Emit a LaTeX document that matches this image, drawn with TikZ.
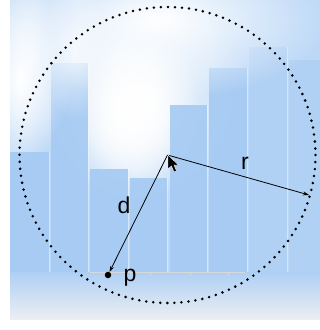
\documentclass[tikz,border=0pt]{standalone}
\usepackage{fontspec}
\setmainfont{Liberation Sans}
\usetikzlibrary{calc,arrows.meta,positioning,fadings}
\definecolor{skyback}{HTML}{BCD8F7}
\definecolor{barblue}{HTML}{A5CAF3}
\definecolor{floorgray}{HTML}{ECEEF2}
\tikzstyle{arrow} = [line width=0.8pt,-{Stealth[length=6pt,width=4pt]}]
\tikzstyle{lbl} = [font=\fontsize{23}{23}\selectfont, inner sep=0pt]
\tikzstyle{spot} = [circle, fill=black, inner sep=0pt, minimum size=6.5pt]
\tikzstyle{rim} = [line width=2.8pt, line cap=round, dash pattern=on 0pt off 7.05pt]
\tikzfading[name=glow, inner color=transparent!0, outer color=transparent!100]

\begin{document}
\begin{tikzpicture}[x=1pt,y=-1pt]
	\useasboundingbox (0,0) rectangle (320,330);

	%% blurred histogram behind the circle
	\fill[skyback] (10,0) rectangle (320,272);
	% white glow behind the bars
	\fill[white, path fading=glow] (140,100) ellipse (110 and 110);
	\fill[white, path fading=glow] (130,110) ellipse (70 and 95);
	\fill[white, path fading=glow] (130,110) ellipse (50 and 75);
	\fill[white, path fading=glow] (20,80) ellipse (40 and 100);
	\foreach \xa/\xb/\top/\op in {10/49/152/0.9, 51/88/63/0.9, 90/128/169/0.9,
		130/167/178/0.9, 170/207/105/0.9, 209/247/68/0.9, 249/287/47/0.5,
		289/320/60/0.5}
	{
	  \fill[barblue, opacity=\op] (\xa,\top) rectangle (\xb,272);
	  \draw[white, opacity=0.35] (\xb,\top) -- (\xb,272);
	}
	% white haze over the top
	\fill[white, path fading=glow] (160,20) ellipse (170 and 80);
	\fill[white, path fading=glow, opacity=0.7] (30,60) ellipse (45 and 90);
	\fill[white, path fading=glow, opacity=0.7] (75,50) ellipse (35 and 70);
	% floor
	\shade[top color=barblue!90!white, bottom color=floorgray] (10,272) rectangle (320,319);
	\draw[gray!30] (90,272) -- (245,272);
	\foreach \t in {150,190,228}
	  \draw[gray!30] (\t,272) -- (\t,276);

	%% points
	\coordinate (C) at (167.5,155); % centre
	\coordinate (R) at (309,195);   % point on the rim
	\node[spot] (P) at (108,275) {};

	%% circle and radii
	\draw[rim] (C) circle (148);
	\draw[arrow] (C) -- (R);
	\draw[arrow] (C) -- (P);

	\node[lbl] (r) at (245,163) {r};
	\node[lbl] (d) at (124,205) {d};
	\node[lbl] (p) at (130,278) {p};

	% mouse pointer
	\fill[black, draw=white, line width=0.4pt]
	  (168,155) -- (168,169) -- (171.5,166) -- (174,172) -- (176.5,171)
	  -- (174,165) -- (178.5,165) -- cycle;
\end{tikzpicture}
\end{document}
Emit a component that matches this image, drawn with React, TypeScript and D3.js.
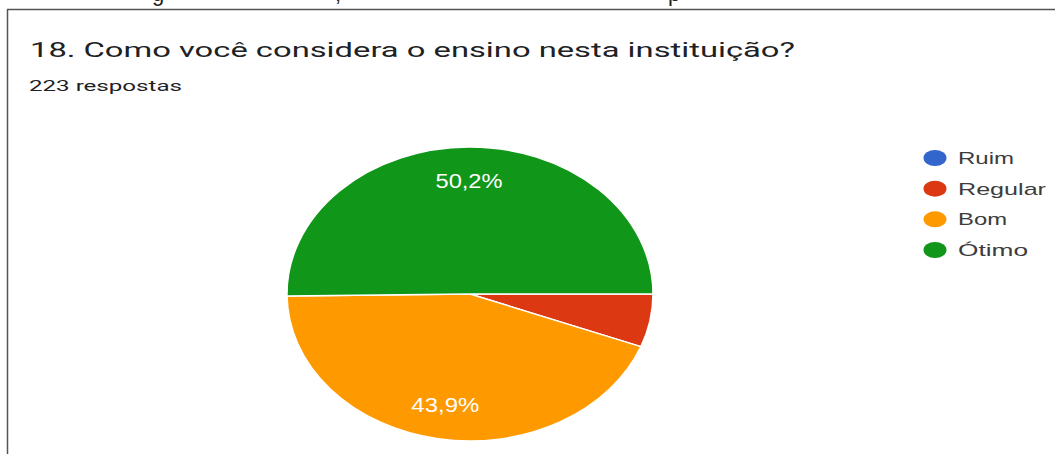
import React from "react";
import * as d3 from "d3";

const categories = ["Ruim", "Regular", "Bom", "Ótimo"];
const counts = [0, 13, 98, 112];
const colors = ["#3366cc", "#dc3912", "#ff9900", "#109618"];
const sliceLabels = ["", "", "43,9%", "50,2%"];
const title = "18. Como você considera o ensino nesta instituição?";
const subtitle = "223 respostas";

const W = 1055;
const H = 454;

export default function App() {
  const cx = 470;
  const cy = 294;
  const r = 147;
  const sx = 183 / 147;

  const pie = d3
    .pie<number>()
    .sort(null)
    .value((d) => d)
    .startAngle(Math.PI / 2)
    .endAngle(Math.PI / 2 + 2 * Math.PI);
  const arcs = pie(counts);
  const arc = d3.arc<d3.PieArcDatum<number>>().innerRadius(0).outerRadius(r);
  const labelArc = d3.arc<d3.PieArcDatum<number>>().innerRadius(113).outerRadius(113);

  const legendY = d3.scaleLinear().domain([0, categories.length - 1]).range([158, 250]);
  const labelWidths = [0, 0, 68, 67];
  const legendWidths = [56, 88, 49, 70];

  return (
    <svg
      width={W}
      height={H}
      style={{ position: "absolute", left: 0, top: 0, background: "#fff" }}
    >
      <rect x={0} y={0} width={W} height={H} fill="#fff" />
      {/* cut-off text fragments from above */}
      <g fill="#222" fontFamily="Liberation Sans, Arial, sans-serif" fontSize={22}>
        <text x={152} y={1}>g</text>
        <text x={335} y={1}>,</text>
        <text x={668} y={1}>p</text>
      </g>
      {/* frame */}
      <line x1={7} y1={9.5} x2={W} y2={9.5} stroke="#555" strokeWidth={1.5} />
      <line x1={7.5} y1={9} x2={7.5} y2={H} stroke="#555" strokeWidth={1.5} />

      <text
        x={30}
        y={57}
        fontFamily="Roboto, sans-serif"
        fontSize={21}
        fill="#202124"
        textLength={765}
        lengthAdjust="spacingAndGlyphs"
      >
        {title}
      </text>
      <text
        x={29}
        y={91}
        fontFamily="Roboto, sans-serif"
        fontSize={15.5}
        fill="#202124"
        textLength={153}
        lengthAdjust="spacingAndGlyphs"
      >
        {subtitle}
      </text>

      <g transform={`translate(${cx},${cy}) scale(${sx},1)`}>
        {arcs.map((a, i) =>
          a.value > 0 ? (
            <path
              key={i}
              d={arc(a) || ""}
              fill={colors[i]}
              stroke="#fff"
              strokeWidth={1.5}
              vectorEffect="non-scaling-stroke"
            />
          ) : null
        )}
      </g>
      {arcs.map((a, i) => {
        if (!sliceLabels[i]) return null;
        const [lx, ly] = labelArc.centroid(a);
        return (
          <text
            key={i}
            x={cx + lx * sx - labelWidths[i] / 2}
            y={cy + ly + 7}
            fontFamily="Liberation Sans, Arial, sans-serif"
            fontSize={19.5}
            fill="#ffffff"
            textLength={labelWidths[i]}
            lengthAdjust="spacingAndGlyphs"
          >
            {sliceLabels[i]}
          </text>
        );
      })}

      {categories.map((c, i) => (
        <g key={c}>
          <ellipse cx={935} cy={legendY(i)} rx={11.5} ry={8} fill={colors[i]} />
          <text
            x={958}
            y={legendY(i) + 6}
            fontFamily="Liberation Sans, Arial, sans-serif"
            fontSize={17}
            fill="#3c3c3c"
            textLength={legendWidths[i]}
            lengthAdjust="spacingAndGlyphs"
          >
            {c}
          </text>
        </g>
      ))}
    </svg>
  );
}
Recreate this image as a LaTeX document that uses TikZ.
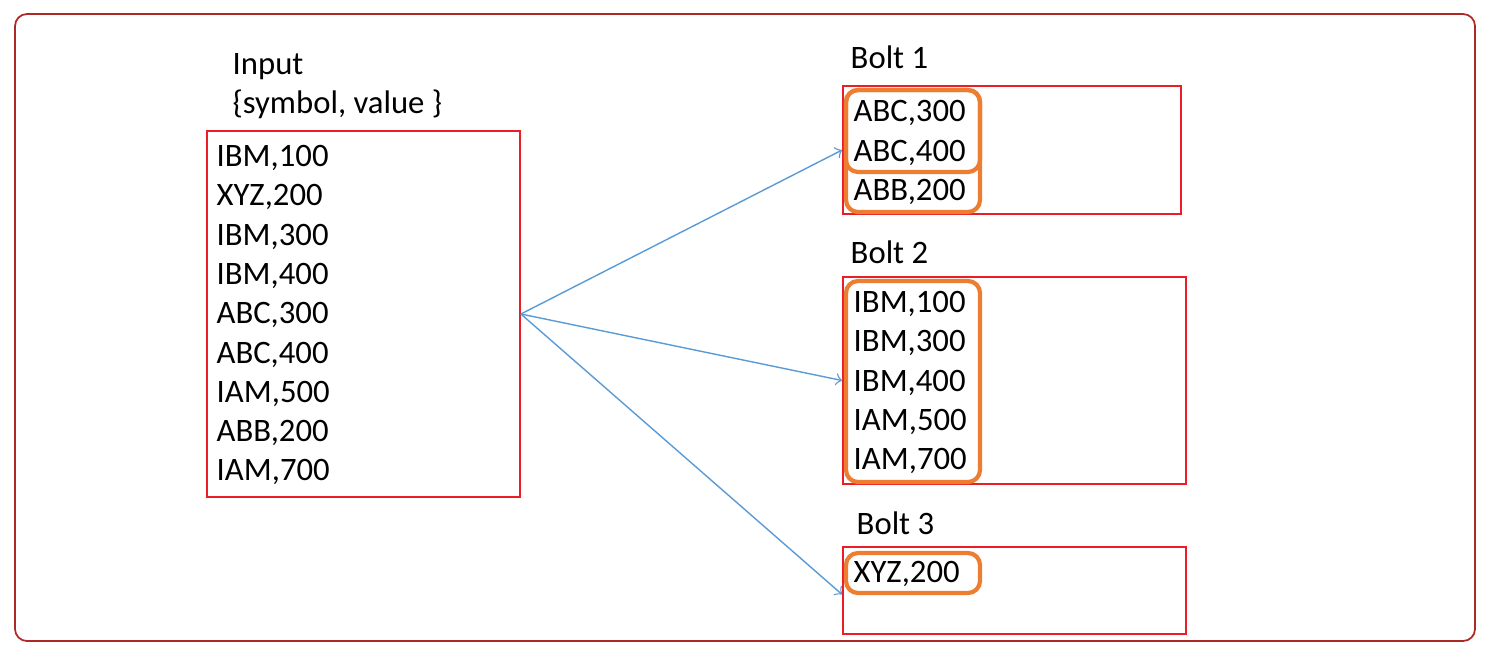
\documentclass[tikz,border=0pt]{standalone}
\usepackage{fontspec}
\setmainfont{Carlito}
\usepackage{xcolor}
\usepackage{tikz}
\usetikzlibrary{arrows, positioning}
\definecolor{frameRed}{RGB}{175, 40, 40}
\definecolor{boxRed}{RGB}{235, 30, 40}
\definecolor{groupOrange}{RGB}{237, 125, 49}
\definecolor{flowBlue}{RGB}{91, 155, 213}

\tikzset{
  redbox/.style={draw=boxRed, line width=0.45pt, inner sep=0pt},
  entry/.style={anchor=base west, inner sep=0pt, font=\fontsize{9.3}{11}\selectfont},
  group/.style={draw=groupOrange, line width=1.2pt, rounded corners=0.12cm},
  flow/.style={draw=flowBlue, line width=0.4pt, ->}
}

\begin{document}
\begin{tikzpicture}[x=0.01cm, y=-0.01cm]
\useasboundingbox (0,0) rectangle (1492,654);
\draw[frameRed, line width=0.5pt, rounded corners=0.12cm] (15,14) rectangle (1475,641);

% input stream
\node[entry] (inTitle) at (232,74.5) {Input};
\node[entry] (inFields) at (232,113) {\{symbol, value \}};
\node[redbox, minimum width=3.13cm, minimum height=3.66cm] (input) at (363.5,314) {};
\foreach \txt [count=\i] in {{IBM,100},{XYZ,200},{IBM,300},{IBM,400},{ABC,300},{ABC,400},{IAM,500},{ABB,200},{IAM,700}}
  \node[entry] (in\i) at (216,{166.5+(\i-1)*39.3}) {\txt};

% bolts
\node[entry] (b1Title) at (850,68.5) {Bolt 1};
\node[redbox, minimum width=3.38cm, minimum height=1.28cm] (bolt1) at (1012,150) {};
\foreach \txt [count=\i] in {{ABC,300},{ABC,400},{ABB,200}}
  \node[entry] (bA\i) at (853,{121.5+(\i-1)*39.5}) {\txt};
\draw[group] (846,90) rectangle (980,212);
\draw[group] (846,90) rectangle (980,172);

\node[entry] (b2Title) at (850,263.5) {Bolt 2};
\node[redbox, minimum width=3.43cm, minimum height=2.07cm] (bolt2) at (1014.5,380.5) {};
\foreach \txt [count=\i] in {{IBM,100},{IBM,300},{IBM,400},{IAM,500},{IAM,700}}
  \node[entry] (bB\i) at (853,{312.5+(\i-1)*39.25}) {\txt};
\draw[group] (846,281) rectangle (980,482);

\node[entry] (b3Title) at (856,534.5) {Bolt 3};
\node[redbox, minimum width=3.43cm, minimum height=0.87cm] (bolt3) at (1014.5,590.5) {};
\node[entry] (bC1) at (853,582.5) {XYZ,200};
\draw[group] (846,553) rectangle (980,593);

% grouping
\draw[flow] (input.east) -- (bolt1.west);
\draw[flow] (input.east) -- (bolt2.west);
\draw[flow] (input.east) -- ([yshift=-0.04cm]bolt3.west);
\end{tikzpicture}
\end{document}
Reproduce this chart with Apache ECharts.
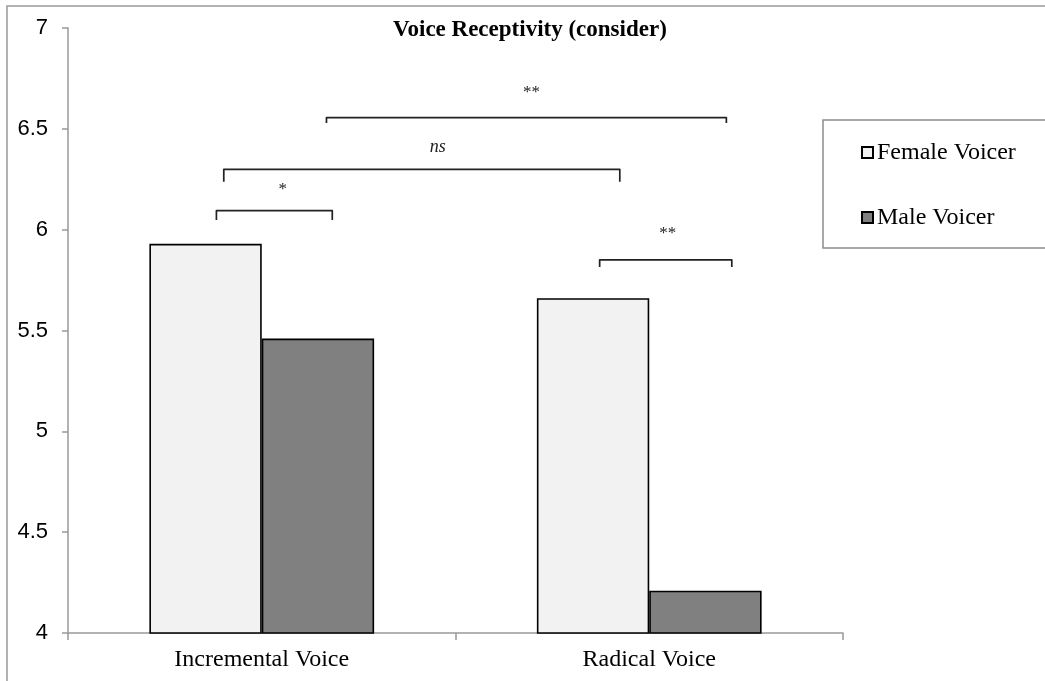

Set problem - In the listing above, find the line containing "Emit a component" and the line containing "import * as", then return both of them and every line between, exactly, without pictures.

Answer to the exercise -
Emit a component that matches this image, drawn with React, TypeScript and D3.js.
import React from "react";
import * as d3 from "d3";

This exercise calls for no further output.